DIRECTION –
Skip the pictures and quote all of the lines exactly.

DATA BLOCK –

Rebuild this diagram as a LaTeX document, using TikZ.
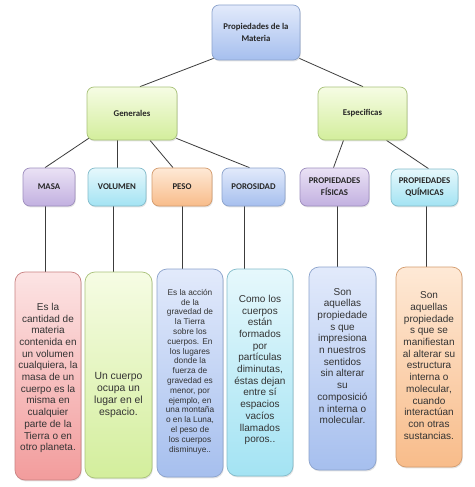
\documentclass[tikz,border=0pt]{standalone}
\usepackage{fontspec}
\setmainfont{Liberation Sans}
\newfontfamily\headfont{Carlito}
\usepackage{tikz}
\usetikzlibrary{backgrounds,calc,shadows}

\definecolor{blueTop}{HTML}{E2EAFB}
\definecolor{blueBot}{HTML}{A6BFEE}
\definecolor{blueLine}{HTML}{8CA3CC}
\definecolor{greenTop}{HTML}{F6FCE4}
\definecolor{greenBot}{HTML}{D3EE9C}
\definecolor{greenLine}{HTML}{A9C27A}
\definecolor{violetTop}{HTML}{EAE2F5}
\definecolor{violetBot}{HTML}{C2B0E0}
\definecolor{violetLine}{HTML}{9E8EBE}
\definecolor{cyanTop}{HTML}{E6F8FC}
\definecolor{cyanBot}{HTML}{A3E3F3}
\definecolor{cyanLine}{HTML}{83BCCB}
\definecolor{orangeTop}{HTML}{FEE9D6}
\definecolor{orangeBot}{HTML}{F8BC8A}
\definecolor{orangeLine}{HTML}{D49C6E}
\definecolor{redTop}{HTML}{FCE4E4}
\definecolor{redBot}{HTML}{F29C9C}
\definecolor{redLine}{HTML}{C98282}
\definecolor{wire}{HTML}{3C3C3C}

\begin{document}
\begin{tikzpicture}[
  x=1pt,y=-1pt,
  box/.style={draw=#1Line,top color=#1Top,bottom color=#1Bot,
    rounded corners=7pt,line width=0.7pt,inner sep=2pt,
    drop shadow={opacity=0.22,shadow xshift=0.8pt,shadow yshift=-1.4pt}},
  head/.style={box=#1,align=center,text=black!85,
    font=\headfont\bfseries\fontsize{8.8}{12}\selectfont},
  card/.style={box=#1,rounded corners=10pt},
  desc/.style={align=center,text=black!80,font=\fontsize{10}{11.7}\selectfont},
  link/.style={draw=wire,line width=0.8pt}
]
  \useasboundingbox (0,0) rectangle (474,487);

  % top of the map
  \node[head=blue,minimum width=88pt,minimum height=55pt] (mat) at (256,32.5)
    {Propiedades de la\\Materia};
  \node[head=green,minimum width=90pt,minimum height=53pt] (gen) at (132,113.5) {Generales};
  \node[head=green,minimum width=89pt,minimum height=53pt] (esp) at (362.5,113.5) {Especificas};

  % properties
  \node[head=violet,minimum width=52pt,minimum height=38pt] (masa) at (49,187) {MASA};
  \node[head=cyan,minimum width=58pt,minimum height=38pt] (vol) at (117,187) {VOLUMEN};
  \node[head=orange,minimum width=60pt,minimum height=38pt] (peso) at (182,187) {PESO};
  \node[head=blue,minimum width=63pt,minimum height=38pt] (poro) at (253.5,187) {POROSIDAD};
  \node[head=violet,minimum width=69pt,minimum height=38pt] (fis) at (334.5,187)
    {PROPIEDADES\\FÍSICAS};
  \node[head=cyan,minimum width=67pt,minimum height=37pt] (qui) at (424.5,187.5)
    {PROPIEDADES\\QUÍMICAS};

  % definitions
  \node[card=red,minimum width=66pt,minimum height=208pt] (masaT) at (48,376) {};
  \node[card=green,minimum width=67pt,minimum height=206pt] (volT) at (118.5,375) {};
  \node[card=blue,minimum width=66pt,minimum height=208pt] (pesoT) at (190,373) {};
  \node[card=cyan,minimum width=66pt,minimum height=207pt] (poroT) at (260,372.5) {};
  \node[card=blue,minimum width=67pt,minimum height=203pt] (fisT) at (342.5,368.5) {};
  \node[card=orange,minimum width=66pt,minimum height=200pt] (quiT) at (429,367) {};

  \node[desc] (masaTxt) at (48,378) {Es la\\cantidad de\\materia\\contenida en\\un volumen\\
    cualquiera, la\\masa de un\\cuerpo es la\\misma en\\cualquier\\parte de la\\
    Tierra o en\\otro planeta.};
  \node[desc,font=\fontsize{10.4}{11.8}\selectfont] (volTxt) at (118.5,395)
    {Un cuerpo\\ocupa un\\lugar en el\\espacio.};
  \node[desc,font=\fontsize{8.3}{9.8}\selectfont] (pesoTxt) at (190,371.5)
    {Es la acción\\de la\\gravedad de\\la Tierra\\sobre los\\cuerpos. En\\los lugares\\
    donde la\\fuerza de\\gravedad es\\menor, por\\ejemplo, en\\una montaña\\
    o en la Luna,\\el peso de\\los cuerpos\\disminuye..};
  \node[desc] (poroTxt) at (260,370) {Como los\\cuerpos\\están\\formados\\por\\
    partículas\\diminutas,\\éstas dejan\\entre sí\\espacios\\vacíos\\llamados\\poros..};
  \node[desc] (fisTxt) at (342.5,356) {Son\\aquellas\\propiedade\\s que\\impresiona\\
    n nuestros\\sentidos\\sin alterar\\su\\composició\\n interna o\\molecular.};
  \node[desc] (quiTxt) at (429,365.5) {Son\\aquellas\\propiedade\\s que se\\
    manifiestan\\al alterar su\\estructura\\interna o\\molecular,\\cuando\\
    interactúan\\con otras\\sustancias.};

  \begin{scope}[on background layer]
    \fill[white] (0,0) rectangle (474,487);
    \draw[link] ([xshift=2pt,yshift=2pt]mat.south west) -- ([xshift=8pt]gen.north);
    \draw[link] ([xshift=-1pt,yshift=2pt]mat.south east) -- ([xshift=0.5pt]esp.north);
    \draw[link] ([xshift=2pt,yshift=2pt]gen.south west) -- ([xshift=-4pt]masa.north);
    \draw[link] (gen.south -| vol.north) -- (vol.north);
    \draw[link] ([xshift=18pt]gen.south) -- ([xshift=-9pt]peso.north);
    \draw[link] ([xshift=-1pt,yshift=2pt]gen.south east) -- ([xshift=-4pt]poro.north);
    \draw[link] ([xshift=-19pt]esp.south) -- ([xshift=-1pt]fis.north);
    \draw[link] ([xshift=24pt]esp.south) -- ([xshift=4pt]qui.north);
    \draw[link] ([xshift=-4pt]masa.south) -- ([xshift=-4pt]masa.south |- masaT.north);
    \draw[link] ([xshift=-4pt]vol.south) -- ([xshift=-4pt]vol.south |- volT.north);
    \draw[link] (peso.south) -- (peso.south |- pesoT.north);
    \draw[link] ([xshift=-9pt]poro.south) -- ([xshift=-9pt]poro.south |- poroT.north);
    \draw[link] ([xshift=2.5pt]fis.south) -- ([xshift=2.5pt]fis.south |- fisT.north);
    \draw[link] ([xshift=1.5pt]qui.south) -- ([xshift=1.5pt]qui.south |- quiT.north);
  \end{scope}
\end{tikzpicture}
\end{document}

EXERCISE SOLUTION –
Rebuild this diagram as a LaTeX document, using TikZ.
\documentclass[tikz,border=0pt]{standalone}
\usepackage{fontspec}
\setmainfont{Liberation Sans}
\newfontfamily\headfont{Carlito}
\usepackage{tikz}
\usetikzlibrary{backgrounds,calc,shadows}

\definecolor{blueTop}{HTML}{E2EAFB}
\definecolor{blueBot}{HTML}{A6BFEE}
\definecolor{blueLine}{HTML}{8CA3CC}
\definecolor{greenTop}{HTML}{F6FCE4}
\definecolor{greenBot}{HTML}{D3EE9C}
\definecolor{greenLine}{HTML}{A9C27A}
\definecolor{violetTop}{HTML}{EAE2F5}
\definecolor{violetBot}{HTML}{C2B0E0}
\definecolor{violetLine}{HTML}{9E8EBE}
\definecolor{cyanTop}{HTML}{E6F8FC}
\definecolor{cyanBot}{HTML}{A3E3F3}
\definecolor{cyanLine}{HTML}{83BCCB}
\definecolor{orangeTop}{HTML}{FEE9D6}
\definecolor{orangeBot}{HTML}{F8BC8A}
\definecolor{orangeLine}{HTML}{D49C6E}
\definecolor{redTop}{HTML}{FCE4E4}
\definecolor{redBot}{HTML}{F29C9C}
\definecolor{redLine}{HTML}{C98282}
\definecolor{wire}{HTML}{3C3C3C}

\begin{document}
\begin{tikzpicture}[
  x=1pt,y=-1pt,
  box/.style={draw=#1Line,top color=#1Top,bottom color=#1Bot,
    rounded corners=7pt,line width=0.7pt,inner sep=2pt,
    drop shadow={opacity=0.22,shadow xshift=0.8pt,shadow yshift=-1.4pt}},
  head/.style={box=#1,align=center,text=black!85,
    font=\headfont\bfseries\fontsize{8.8}{12}\selectfont},
  card/.style={box=#1,rounded corners=10pt},
  desc/.style={align=center,text=black!80,font=\fontsize{10}{11.7}\selectfont},
  link/.style={draw=wire,line width=0.8pt}
]
  \useasboundingbox (0,0) rectangle (474,487);

  % top of the map
  \node[head=blue,minimum width=88pt,minimum height=55pt] (mat) at (256,32.5)
    {Propiedades de la\\Materia};
  \node[head=green,minimum width=90pt,minimum height=53pt] (gen) at (132,113.5) {Generales};
  \node[head=green,minimum width=89pt,minimum height=53pt] (esp) at (362.5,113.5) {Especificas};

  % properties
  \node[head=violet,minimum width=52pt,minimum height=38pt] (masa) at (49,187) {MASA};
  \node[head=cyan,minimum width=58pt,minimum height=38pt] (vol) at (117,187) {VOLUMEN};
  \node[head=orange,minimum width=60pt,minimum height=38pt] (peso) at (182,187) {PESO};
  \node[head=blue,minimum width=63pt,minimum height=38pt] (poro) at (253.5,187) {POROSIDAD};
  \node[head=violet,minimum width=69pt,minimum height=38pt] (fis) at (334.5,187)
    {PROPIEDADES\\FÍSICAS};
  \node[head=cyan,minimum width=67pt,minimum height=37pt] (qui) at (424.5,187.5)
    {PROPIEDADES\\QUÍMICAS};

  % definitions
  \node[card=red,minimum width=66pt,minimum height=208pt] (masaT) at (48,376) {};
  \node[card=green,minimum width=67pt,minimum height=206pt] (volT) at (118.5,375) {};
  \node[card=blue,minimum width=66pt,minimum height=208pt] (pesoT) at (190,373) {};
  \node[card=cyan,minimum width=66pt,minimum height=207pt] (poroT) at (260,372.5) {};
  \node[card=blue,minimum width=67pt,minimum height=203pt] (fisT) at (342.5,368.5) {};
  \node[card=orange,minimum width=66pt,minimum height=200pt] (quiT) at (429,367) {};

  \node[desc] (masaTxt) at (48,378) {Es la\\cantidad de\\materia\\contenida en\\un volumen\\
    cualquiera, la\\masa de un\\cuerpo es la\\misma en\\cualquier\\parte de la\\
    Tierra o en\\otro planeta.};
  \node[desc,font=\fontsize{10.4}{11.8}\selectfont] (volTxt) at (118.5,395)
    {Un cuerpo\\ocupa un\\lugar en el\\espacio.};
  \node[desc,font=\fontsize{8.3}{9.8}\selectfont] (pesoTxt) at (190,371.5)
    {Es la acción\\de la\\gravedad de\\la Tierra\\sobre los\\cuerpos. En\\los lugares\\
    donde la\\fuerza de\\gravedad es\\menor, por\\ejemplo, en\\una montaña\\
    o en la Luna,\\el peso de\\los cuerpos\\disminuye..};
  \node[desc] (poroTxt) at (260,370) {Como los\\cuerpos\\están\\formados\\por\\
    partículas\\diminutas,\\éstas dejan\\entre sí\\espacios\\vacíos\\llamados\\poros..};
  \node[desc] (fisTxt) at (342.5,356) {Son\\aquellas\\propiedade\\s que\\impresiona\\
    n nuestros\\sentidos\\sin alterar\\su\\composició\\n interna o\\molecular.};
  \node[desc] (quiTxt) at (429,365.5) {Son\\aquellas\\propiedade\\s que se\\
    manifiestan\\al alterar su\\estructura\\interna o\\molecular,\\cuando\\
    interactúan\\con otras\\sustancias.};

  \begin{scope}[on background layer]
    \fill[white] (0,0) rectangle (474,487);
    \draw[link] ([xshift=2pt,yshift=2pt]mat.south west) -- ([xshift=8pt]gen.north);
    \draw[link] ([xshift=-1pt,yshift=2pt]mat.south east) -- ([xshift=0.5pt]esp.north);
    \draw[link] ([xshift=2pt,yshift=2pt]gen.south west) -- ([xshift=-4pt]masa.north);
    \draw[link] (gen.south -| vol.north) -- (vol.north);
    \draw[link] ([xshift=18pt]gen.south) -- ([xshift=-9pt]peso.north);
    \draw[link] ([xshift=-1pt,yshift=2pt]gen.south east) -- ([xshift=-4pt]poro.north);
    \draw[link] ([xshift=-19pt]esp.south) -- ([xshift=-1pt]fis.north);
    \draw[link] ([xshift=24pt]esp.south) -- ([xshift=4pt]qui.north);
    \draw[link] ([xshift=-4pt]masa.south) -- ([xshift=-4pt]masa.south |- masaT.north);
    \draw[link] ([xshift=-4pt]vol.south) -- ([xshift=-4pt]vol.south |- volT.north);
    \draw[link] (peso.south) -- (peso.south |- pesoT.north);
    \draw[link] ([xshift=-9pt]poro.south) -- ([xshift=-9pt]poro.south |- poroT.north);
    \draw[link] ([xshift=2.5pt]fis.south) -- ([xshift=2.5pt]fis.south |- fisT.north);
    \draw[link] ([xshift=1.5pt]qui.south) -- ([xshift=1.5pt]qui.south |- quiT.north);
  \end{scope}
\end{tikzpicture}
\end{document}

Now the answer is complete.